For the majority of my life, I struggled with odd sensations and compulsions, but only three years ago, did I really acknowledge that I had OCD. Sure, it ran in the family, and what I was experiencing couldn’t have been normal. And yes, I also suffered from more common symptoms, like feeling the need to have things feel even. But my primary obsessions, which I still struggle with today to a reduced extent, were unlike anything I had ever heard or read about in the mental illness community. I suffer from a unique manifestation of OCD called sensorimotor, or hyper-awareness OCD, which involves awareness of bodily processes. I will not go into great detail, but essentially, I have fears attached to the feelings and frequency of my swallowing, blinking, etc.
Most people can’t tell that I have OCD, because I come across as confident and at ease for the most part. Therefore, they wouldn’t imagine that this was the type of issue I deal with on a constant basis. So why did I bring my disability up, to receive pity? Not primarily, because I have already found strategies for dealing with it which have helped. Rather, my reason for writing this post is to encourage patience and empathy, as at first glance you never know what an individual may be going through. Even within the mental illness community, we often associate certain afflictions with behavioral expectations, and base our analysis of its severity off of those interpretations. Instead, we should use a more constructive approach to recognize every case individually in working toward recovery.

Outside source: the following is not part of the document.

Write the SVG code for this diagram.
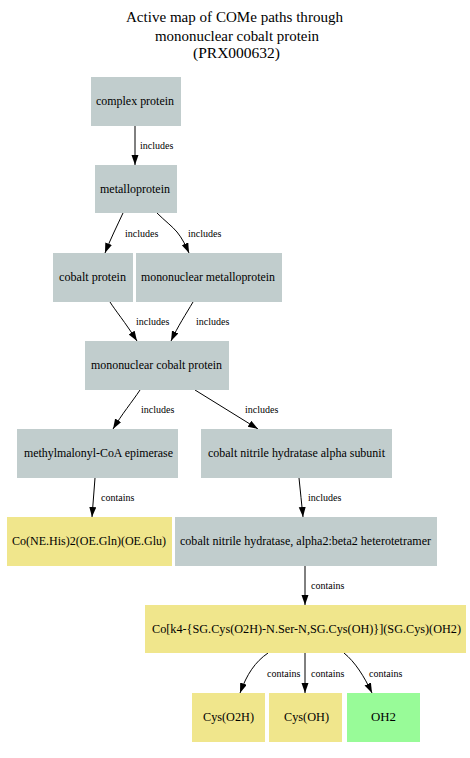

Despite the pain OCD has caused in my life, it has been beneficial in at least one way: it put a chip on my shoulder. I have been blessed in most areas of life, and if it weren’t for my mental illness, it would be easy to become complacent. Because of it, however, I have learned not to take the good things in my life for granted. Moreover, it has motivated me to work harder to compensate for my disability. As I make efforts to eliminate OCD, I will become more grateful and hardworking than I would have been, giving me a greater capacity to get more out of life.